Buyers and sellers seemed to find the process for obtaining a Home Report fairly straightforward. However, some industry professionals felt that the Home Report had increased the time it takes to market a property from a few days to two weeks and had increased transaction costs.

The Home Report has largely operated in a depressed market post-2008, but one that has revived in the last 18 months. These market changes have largely been driven by economic conditions rather than legislative changes such as the Home Report.

Performance of the Home Report against objectives

The Home Report had three core objectives when introduced:

  • to address the problem of multiple valuations and surveys, particularly in market 'hotspots', either where multiple surveys were done on a single property or where buyers arranged surveys on multiple properties
  • to improve information about property conditions, therefore providing an incentive for repair or maintenance works to be carried out in advance of sale, or identifying areas where improvements could be made after purchase
  • to address the problems created by the practice of setting artificially low asking prices, potentially distorting the market in some locations.

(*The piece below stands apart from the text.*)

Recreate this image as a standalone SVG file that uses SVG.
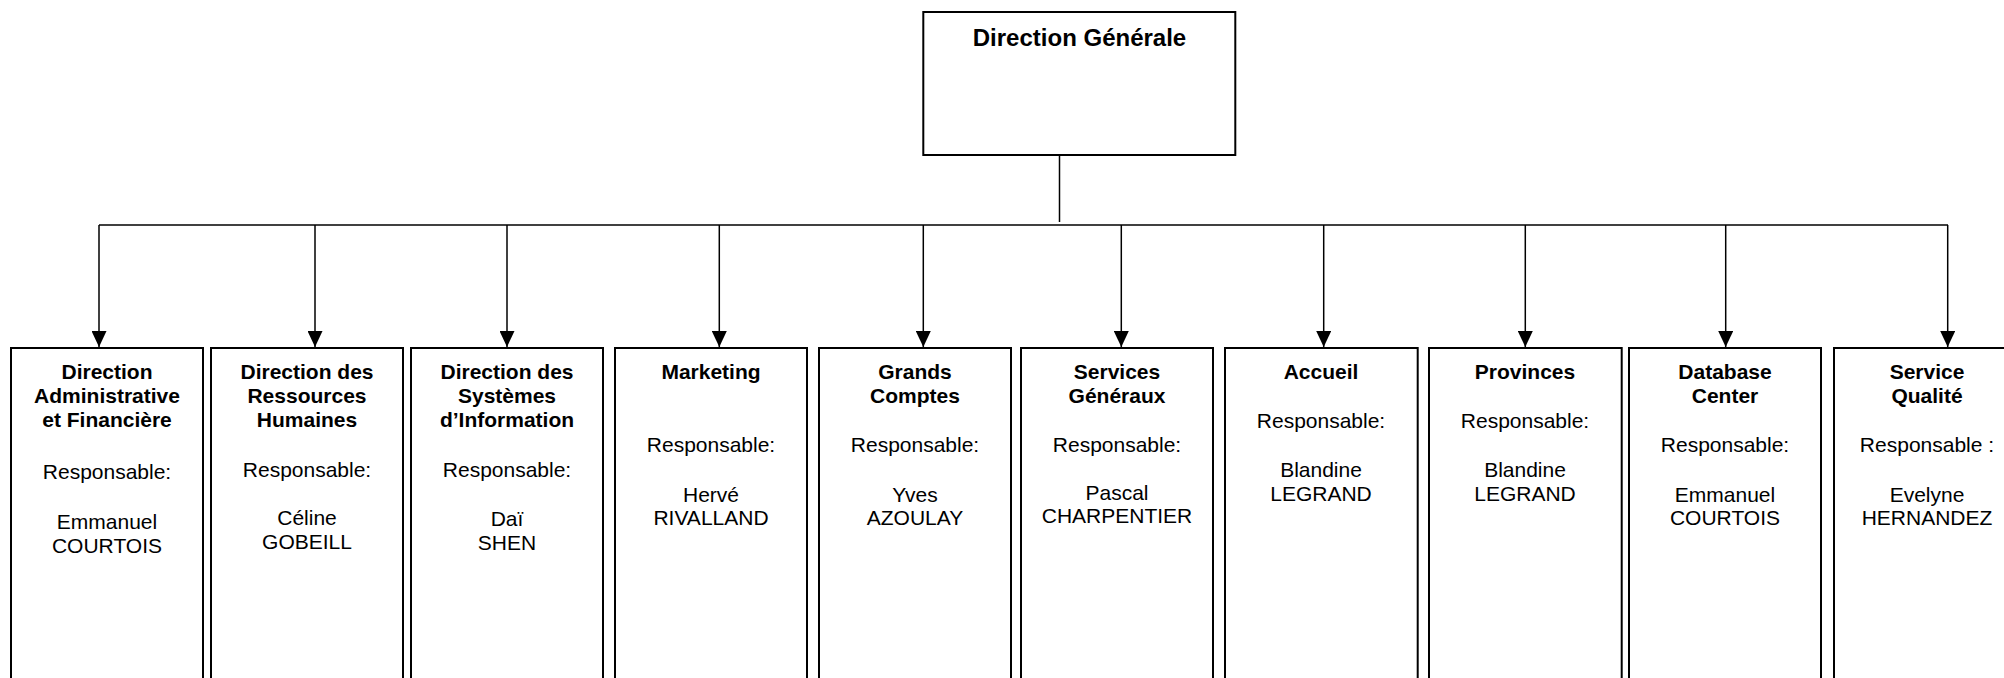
<svg xmlns="http://www.w3.org/2000/svg" width="2004" height="678" viewBox="0 0 2004 678">
<style>
.box{fill:#fff;stroke:#000;stroke-width:2}
.ln{fill:none;stroke:#000;stroke-width:1.5}
.arr{fill:none;stroke:#000;stroke-width:1.5;marker-end:url(#ah)}
text{font-family:"Liberation Sans",Arial,sans-serif;font-size:21px;fill:#000;text-anchor:middle}
.b{font-weight:bold}
.top{font-size:24px;font-weight:bold}
</style>
<defs>
<marker id="ah" markerUnits="userSpaceOnUse" markerWidth="16" markerHeight="15" viewBox="0 0 16 15" refX="16" refY="7.5" orient="auto">
<path d="M0,0 L16,7.5 L0,15 Z" fill="#000"/>
</marker>
</defs>
<g id="connectors">
<line class="ln" x1="1059.5" y1="155" x2="1059.5" y2="222"/>
<line class="ln" x1="99" y1="225" x2="1948" y2="225"/>
<line class="arr" x1="99" y1="225" x2="99" y2="347"/>
<line class="arr" x1="315" y1="225" x2="315" y2="347"/>
<line class="arr" x1="507" y1="225" x2="507" y2="347"/>
<line class="arr" x1="719.3" y1="225" x2="719.3" y2="347"/>
<line class="arr" x1="923.3" y1="225" x2="923.3" y2="347"/>
<line class="arr" x1="1121.3" y1="225" x2="1121.3" y2="347"/>
<line class="arr" x1="1323.7" y1="225" x2="1323.7" y2="347"/>
<line class="arr" x1="1525.3" y1="225" x2="1525.3" y2="347"/>
<line class="arr" x1="1725.7" y1="225" x2="1725.7" y2="347"/>
<line class="arr" x1="1947.7" y1="225" x2="1947.7" y2="347"/>
</g>
<g id="direction-generale">
<rect class="box" x="923.3" y="12" width="312" height="143"/>
<text class="top" x="1079.5" y="46">Direction Générale</text>
</g>
<g id="daf">
<rect class="box" x="11" y="348" width="192" height="360"/>
<text class="b" x="107" y="379">Direction</text>
<text class="b" x="107" y="403">Administrative</text>
<text class="b" x="107" y="427">et Financière</text>
<text x="107" y="479">Responsable:</text>
<text x="107" y="529">Emmanuel</text>
<text x="107" y="553">COURTOIS</text>
</g>
<g id="drh">
<rect class="box" x="211" y="348" width="192" height="360"/>
<text class="b" x="307" y="379">Direction des</text>
<text class="b" x="307" y="403">Ressources</text>
<text class="b" x="307" y="427">Humaines</text>
<text x="307" y="477">Responsable:</text>
<text x="307" y="525">Céline</text>
<text x="307" y="549">GOBEILL</text>
</g>
<g id="dsi">
<rect class="box" x="411" y="348" width="192" height="360"/>
<text class="b" x="507" y="379">Direction des</text>
<text class="b" x="507" y="403">Systèmes</text>
<text class="b" x="507" y="427">d’Information</text>
<text x="507" y="477">Responsable:</text>
<text x="507" y="526">Daï</text>
<text x="507" y="550">SHEN</text>
</g>
<g id="marketing">
<rect class="box" x="615" y="348" width="192" height="360"/>
<text class="b" x="711" y="379">Marketing</text>
<text x="711" y="452">Responsable:</text>
<text x="711" y="502">Hervé</text>
<text x="711" y="525">RIVALLAND</text>
</g>
<g id="grands-comptes">
<rect class="box" x="819" y="348" width="192" height="360"/>
<text class="b" x="915" y="379">Grands</text>
<text class="b" x="915" y="403">Comptes</text>
<text x="915" y="452">Responsable:</text>
<text x="915" y="502">Yves</text>
<text x="915" y="525">AZOULAY</text>
</g>
<g id="services-generaux">
<rect class="box" x="1021" y="348" width="192" height="360"/>
<text class="b" x="1117" y="379">Services</text>
<text class="b" x="1117" y="403">Généraux</text>
<text x="1117" y="452">Responsable:</text>
<text x="1117" y="500">Pascal</text>
<text x="1117" y="523">CHARPENTIER</text>
</g>
<g id="accueil">
<rect class="box" x="1225" y="348" width="192.7" height="360"/>
<text class="b" x="1321" y="379">Accueil</text>
<text x="1321" y="428">Responsable:</text>
<text x="1321" y="477">Blandine</text>
<text x="1321" y="501">LEGRAND</text>
</g>
<g id="provinces">
<rect class="box" x="1429" y="348" width="192.7" height="360"/>
<text class="b" x="1525" y="379">Provinces</text>
<text x="1525" y="428">Responsable:</text>
<text x="1525" y="477">Blandine</text>
<text x="1525" y="501">LEGRAND</text>
</g>
<g id="database-center">
<rect class="box" x="1629" y="348" width="192" height="360"/>
<text class="b" x="1725" y="379">Database</text>
<text class="b" x="1725" y="403">Center</text>
<text x="1725" y="452">Responsable:</text>
<text x="1725" y="502">Emmanuel</text>
<text x="1725" y="525">COURTOIS</text>
</g>
<g id="service-qualite">
<rect class="box" x="1834" y="348" width="192" height="360"/>
<text class="b" x="1927" y="379">Service</text>
<text class="b" x="1927" y="403">Qualité</text>
<text x="1927" y="452">Responsable :</text>
<text x="1927" y="502">Evelyne</text>
<text x="1927" y="525">HERNANDEZ</text>
</g>
</svg>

It is clear that addressing the problem of multiple surveys has been achieved, although some professionals would argue that this had already been achieved through the use of 'subject to survey' offers prior to the introduction of the Home Report. However, there is now believed to be an issue with additional surveys. This is most likely to be a Home Report refresh or further mortgage valuation, driven by lenders' requirements at the point an offer is made. Lenders most often demand an additional survey when the Home Report is more than 12 weeks old or when the surveyor is not on their approved panel.

Not all additional surveys were commissioned due to lender requirements. In some instances, a surveyor may recommend an additional survey in order to look at a particular aspect of a property, e.g. the roof, in more detail.

There were mixed views on the extent to which the Home Report has led to improved property conditions. Some stakeholders and, to a lesser extent housing industry professionals, felt that gradual progress was being made. However, other industry professionals felt that the Home Report had made no difference to property conditions as they thought that sellers only made small, inexpensive improvements, if they made them at all. The survey showed that half of sellers paid £250 or less on repairs and only 10% spent more than £1,000, which supports this view. However, the survey also showed that, although sellers are not completing many repairs (36% of category 2 and 3 repairs identified in the Home Report), the majority of buyers (75%) are doing so.

The Home Report appears to have been successful in helping to address the issue of artificially low asking prices. Analysis of data from Solicitor Property Centres (SPCs) demonstrated that artificially low prices are not the problem they had been before 2008. However, poorer market conditions have also played a role here. The Home Report appears to be acting as a 'marker' for buyers in deciding the price to offer and in negotiations over price.


Based on the research findings, the following actions are recommended:

  • the Home Report should be reduced in size, especially the property questionnaire
  • a front summary page should be included, providing the key findings together with a clear explanation of what the Home Report is and is not
  • more information and guidance should be provided to deal with misperceptions in order to manage buyer and seller expectations
  • retain the current objectives, but consider a further objective around energy efficiency
  • consider incorporating the classification in the energy report into the main repairs category to give it more prominence
  • the Scottish Government should reconvene the Home Report Implementation Group to consider how conflicts of interest should be resolved and to provide guidance on how to avoid future conflicts.